**YOUR TASK**.
Write out the opening lines of the data word for word, up to and including the line with "const bmiFemale = [2.5, 15.4, 54.2, 84.5];", and leave every picture and every later line out.

**INFORMATION SHOWN**.
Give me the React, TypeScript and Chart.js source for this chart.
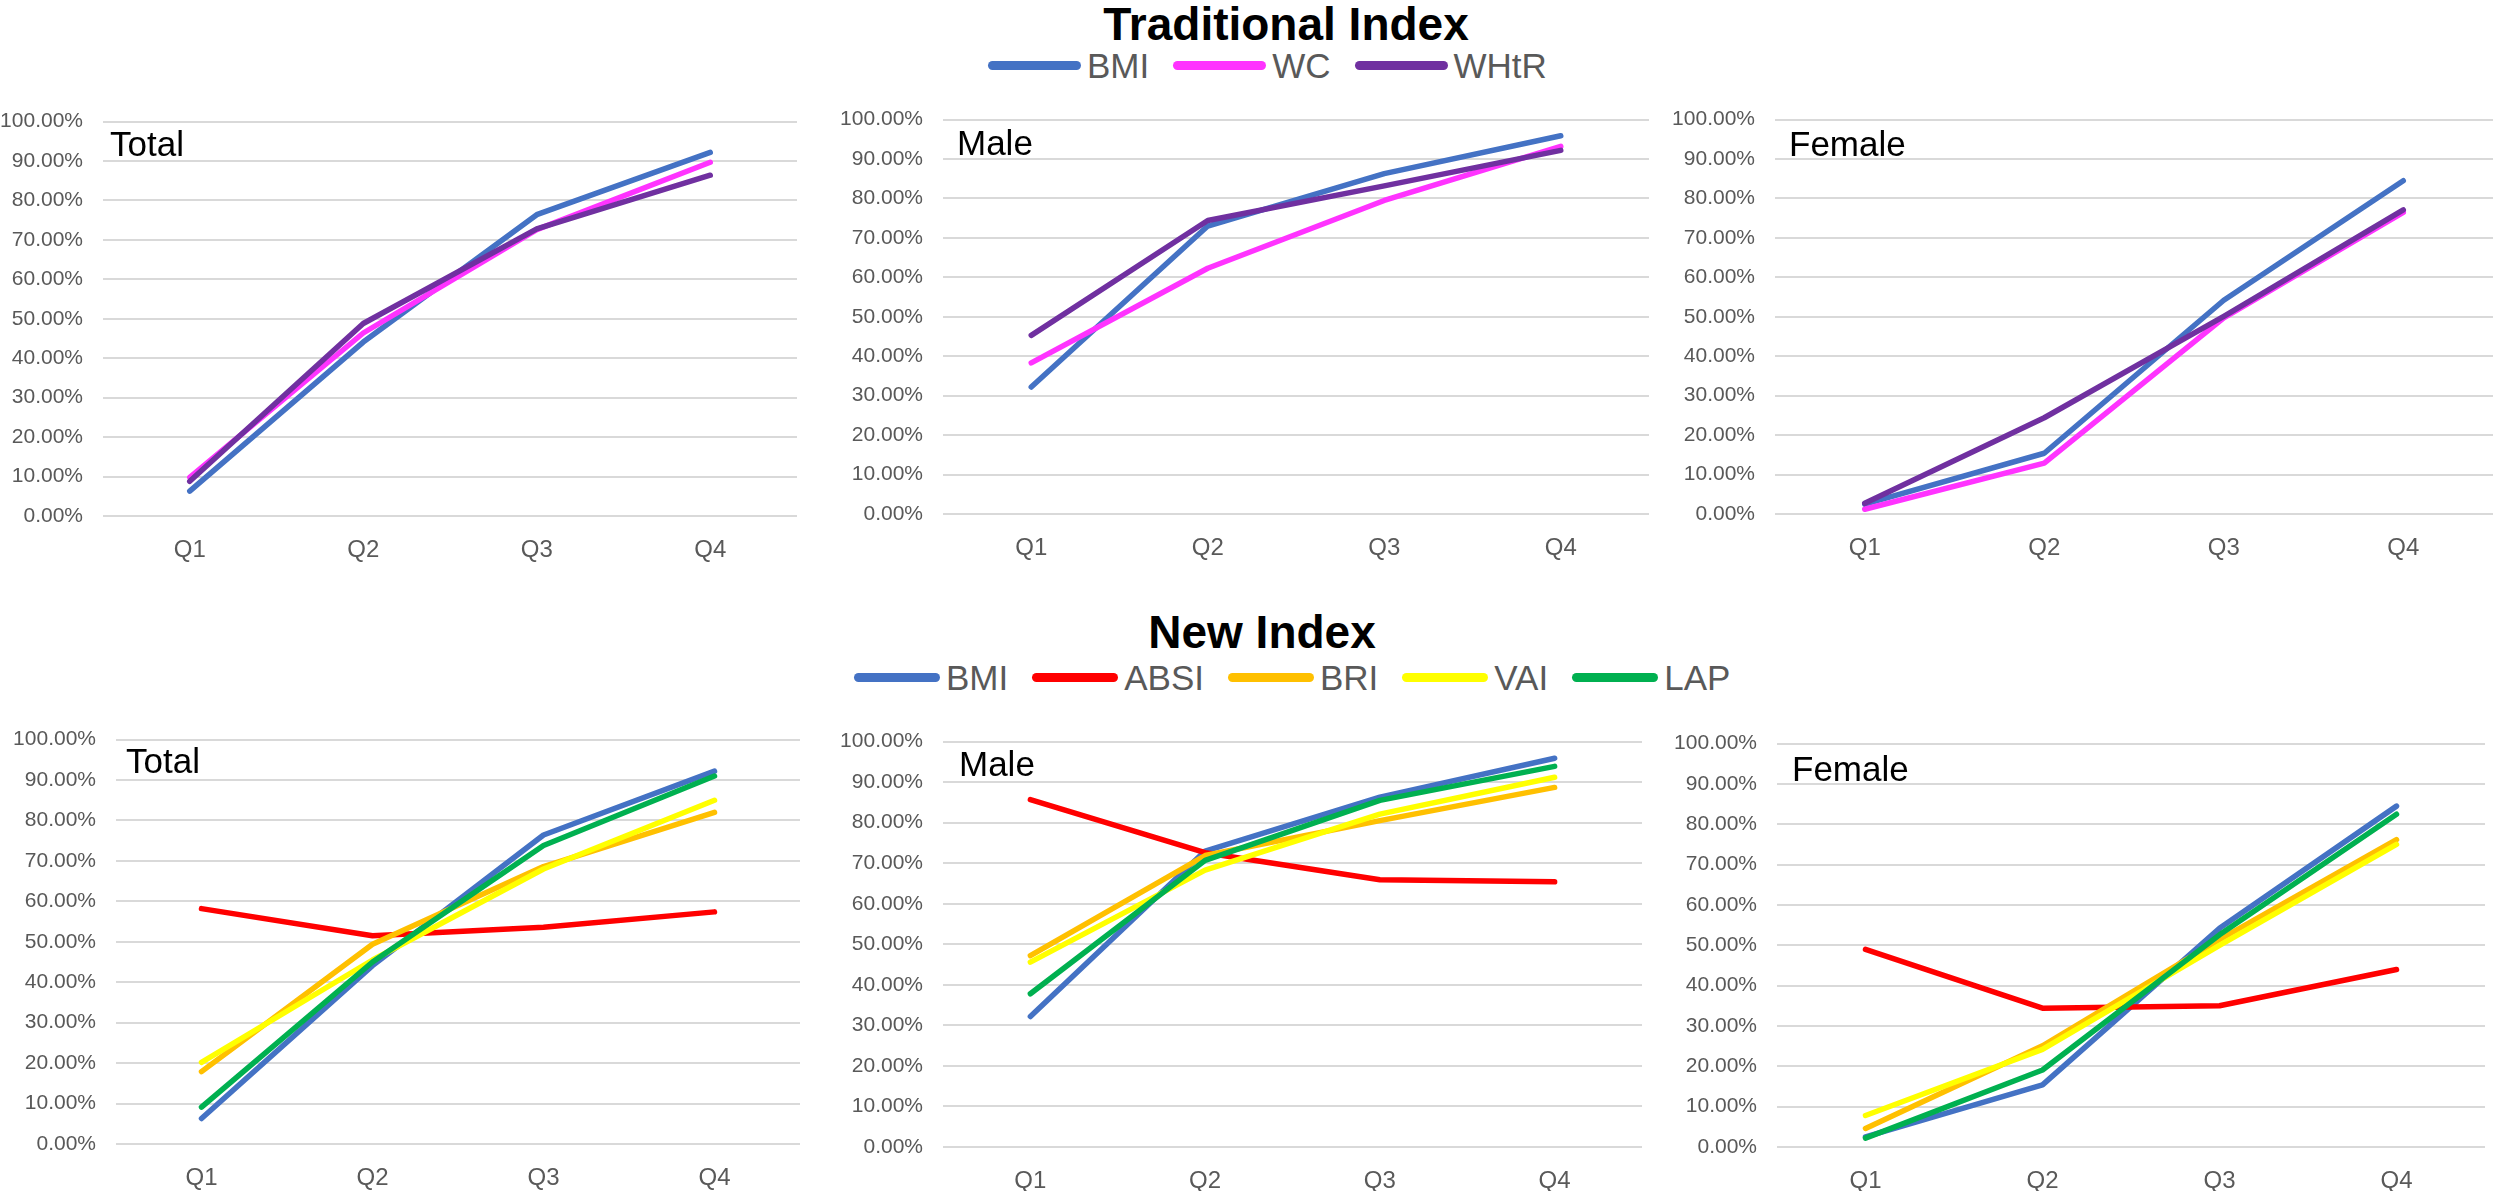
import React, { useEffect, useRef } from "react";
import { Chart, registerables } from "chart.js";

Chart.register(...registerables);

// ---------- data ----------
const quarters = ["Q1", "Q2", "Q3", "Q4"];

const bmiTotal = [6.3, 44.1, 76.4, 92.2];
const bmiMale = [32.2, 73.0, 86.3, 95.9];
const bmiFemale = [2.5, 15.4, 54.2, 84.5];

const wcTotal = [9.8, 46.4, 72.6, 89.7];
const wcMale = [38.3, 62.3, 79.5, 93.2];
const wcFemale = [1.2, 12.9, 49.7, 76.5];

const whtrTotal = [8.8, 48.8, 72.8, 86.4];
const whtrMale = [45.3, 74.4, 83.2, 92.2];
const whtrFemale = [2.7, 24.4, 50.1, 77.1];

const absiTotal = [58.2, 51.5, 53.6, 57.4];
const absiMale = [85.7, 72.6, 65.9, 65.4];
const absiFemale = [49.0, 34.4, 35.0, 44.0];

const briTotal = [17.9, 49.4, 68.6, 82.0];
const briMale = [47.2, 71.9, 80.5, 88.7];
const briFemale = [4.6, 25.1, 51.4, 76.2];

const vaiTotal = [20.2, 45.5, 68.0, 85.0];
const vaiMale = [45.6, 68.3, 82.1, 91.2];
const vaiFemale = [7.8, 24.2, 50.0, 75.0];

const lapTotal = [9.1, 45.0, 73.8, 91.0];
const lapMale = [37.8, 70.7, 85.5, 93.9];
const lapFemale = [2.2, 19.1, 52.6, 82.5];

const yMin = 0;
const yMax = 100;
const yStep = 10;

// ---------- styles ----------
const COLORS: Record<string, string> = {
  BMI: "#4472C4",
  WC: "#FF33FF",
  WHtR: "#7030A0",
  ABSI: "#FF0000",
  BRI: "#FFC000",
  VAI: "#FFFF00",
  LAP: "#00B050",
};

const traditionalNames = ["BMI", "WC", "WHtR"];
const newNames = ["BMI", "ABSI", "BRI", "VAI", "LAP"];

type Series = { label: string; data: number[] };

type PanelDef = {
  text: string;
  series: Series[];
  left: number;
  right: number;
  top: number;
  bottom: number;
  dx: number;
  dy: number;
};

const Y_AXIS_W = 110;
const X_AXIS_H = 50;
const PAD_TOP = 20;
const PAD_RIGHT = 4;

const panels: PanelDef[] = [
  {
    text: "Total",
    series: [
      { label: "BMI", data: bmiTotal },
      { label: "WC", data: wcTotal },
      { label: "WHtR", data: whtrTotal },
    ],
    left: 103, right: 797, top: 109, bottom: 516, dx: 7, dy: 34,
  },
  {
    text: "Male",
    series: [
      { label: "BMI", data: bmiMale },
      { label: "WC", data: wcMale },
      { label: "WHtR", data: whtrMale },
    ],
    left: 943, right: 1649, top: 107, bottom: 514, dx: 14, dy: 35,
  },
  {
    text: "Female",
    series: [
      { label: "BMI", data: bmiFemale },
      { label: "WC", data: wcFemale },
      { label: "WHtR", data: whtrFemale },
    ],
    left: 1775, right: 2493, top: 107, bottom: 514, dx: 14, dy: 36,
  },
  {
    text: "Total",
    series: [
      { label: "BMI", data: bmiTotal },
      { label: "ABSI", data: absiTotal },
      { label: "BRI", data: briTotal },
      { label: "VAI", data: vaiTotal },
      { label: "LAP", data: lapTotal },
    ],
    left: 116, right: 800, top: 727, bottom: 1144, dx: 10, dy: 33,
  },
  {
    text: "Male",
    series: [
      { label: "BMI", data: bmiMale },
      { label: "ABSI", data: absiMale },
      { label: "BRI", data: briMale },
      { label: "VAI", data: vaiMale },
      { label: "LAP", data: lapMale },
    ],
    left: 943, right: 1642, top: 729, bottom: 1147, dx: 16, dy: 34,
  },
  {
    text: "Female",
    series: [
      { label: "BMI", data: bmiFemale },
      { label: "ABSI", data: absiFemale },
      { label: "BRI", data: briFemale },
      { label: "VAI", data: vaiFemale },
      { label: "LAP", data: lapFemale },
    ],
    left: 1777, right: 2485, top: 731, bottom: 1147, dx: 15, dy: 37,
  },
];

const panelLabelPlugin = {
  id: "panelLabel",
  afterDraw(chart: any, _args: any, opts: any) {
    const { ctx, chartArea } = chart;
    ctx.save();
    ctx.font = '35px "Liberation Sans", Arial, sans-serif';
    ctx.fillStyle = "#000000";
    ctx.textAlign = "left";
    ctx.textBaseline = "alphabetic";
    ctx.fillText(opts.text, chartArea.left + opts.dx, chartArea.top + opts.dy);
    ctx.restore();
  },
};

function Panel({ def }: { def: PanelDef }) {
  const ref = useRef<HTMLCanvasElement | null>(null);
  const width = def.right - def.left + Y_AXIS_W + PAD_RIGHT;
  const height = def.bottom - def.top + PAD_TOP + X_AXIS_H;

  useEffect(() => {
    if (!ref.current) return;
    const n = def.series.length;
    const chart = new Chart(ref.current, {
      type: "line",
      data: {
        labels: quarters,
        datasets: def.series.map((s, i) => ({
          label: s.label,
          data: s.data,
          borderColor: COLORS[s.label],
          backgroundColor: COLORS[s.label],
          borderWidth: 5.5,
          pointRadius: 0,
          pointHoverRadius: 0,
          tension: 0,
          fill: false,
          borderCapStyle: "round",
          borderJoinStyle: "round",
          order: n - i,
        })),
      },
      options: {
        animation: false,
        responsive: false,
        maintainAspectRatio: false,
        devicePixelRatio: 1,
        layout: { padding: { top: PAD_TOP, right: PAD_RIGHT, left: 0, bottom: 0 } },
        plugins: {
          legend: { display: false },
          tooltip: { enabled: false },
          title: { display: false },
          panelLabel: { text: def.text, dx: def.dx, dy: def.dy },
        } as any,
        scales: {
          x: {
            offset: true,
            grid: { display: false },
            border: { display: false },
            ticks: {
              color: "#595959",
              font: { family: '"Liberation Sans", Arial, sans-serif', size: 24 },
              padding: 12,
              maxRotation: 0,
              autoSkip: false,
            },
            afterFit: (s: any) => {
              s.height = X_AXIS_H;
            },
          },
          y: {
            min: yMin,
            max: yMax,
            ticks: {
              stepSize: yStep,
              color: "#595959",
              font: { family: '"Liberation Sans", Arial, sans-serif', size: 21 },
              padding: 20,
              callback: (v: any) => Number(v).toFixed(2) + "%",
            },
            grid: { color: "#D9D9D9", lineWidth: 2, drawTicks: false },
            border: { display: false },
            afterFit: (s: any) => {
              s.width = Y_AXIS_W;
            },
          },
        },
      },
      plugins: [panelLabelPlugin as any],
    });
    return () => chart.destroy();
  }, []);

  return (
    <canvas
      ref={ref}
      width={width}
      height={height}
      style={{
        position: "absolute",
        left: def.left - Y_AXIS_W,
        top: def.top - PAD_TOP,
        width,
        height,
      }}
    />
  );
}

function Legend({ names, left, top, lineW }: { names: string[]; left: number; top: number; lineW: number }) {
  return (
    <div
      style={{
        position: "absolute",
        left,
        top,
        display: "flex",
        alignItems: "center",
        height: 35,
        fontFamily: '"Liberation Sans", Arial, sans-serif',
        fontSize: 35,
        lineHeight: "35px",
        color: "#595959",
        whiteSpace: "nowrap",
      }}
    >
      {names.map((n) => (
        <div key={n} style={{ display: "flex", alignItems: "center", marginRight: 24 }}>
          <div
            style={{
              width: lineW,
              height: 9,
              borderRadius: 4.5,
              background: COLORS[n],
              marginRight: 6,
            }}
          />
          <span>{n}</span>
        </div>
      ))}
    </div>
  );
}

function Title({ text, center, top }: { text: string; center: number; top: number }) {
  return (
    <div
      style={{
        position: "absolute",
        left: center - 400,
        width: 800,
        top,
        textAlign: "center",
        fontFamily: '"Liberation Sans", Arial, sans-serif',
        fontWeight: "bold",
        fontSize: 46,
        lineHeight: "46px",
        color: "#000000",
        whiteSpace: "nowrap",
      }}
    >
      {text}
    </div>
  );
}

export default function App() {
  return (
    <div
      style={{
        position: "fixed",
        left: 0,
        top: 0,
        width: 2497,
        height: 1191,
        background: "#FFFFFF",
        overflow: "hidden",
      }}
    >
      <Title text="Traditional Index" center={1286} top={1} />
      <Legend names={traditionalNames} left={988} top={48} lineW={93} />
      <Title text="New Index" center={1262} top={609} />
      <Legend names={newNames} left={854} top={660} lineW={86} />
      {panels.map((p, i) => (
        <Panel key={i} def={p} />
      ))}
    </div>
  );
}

**WRITTEN ANSWER**.
Give me the React, TypeScript and Chart.js source for this chart.
import React, { useEffect, useRef } from "react";
import { Chart, registerables } from "chart.js";

Chart.register(...registerables);

// ---------- data ----------
const quarters = ["Q1", "Q2", "Q3", "Q4"];

const bmiTotal = [6.3, 44.1, 76.4, 92.2];
const bmiMale = [32.2, 73.0, 86.3, 95.9];
const bmiFemale = [2.5, 15.4, 54.2, 84.5];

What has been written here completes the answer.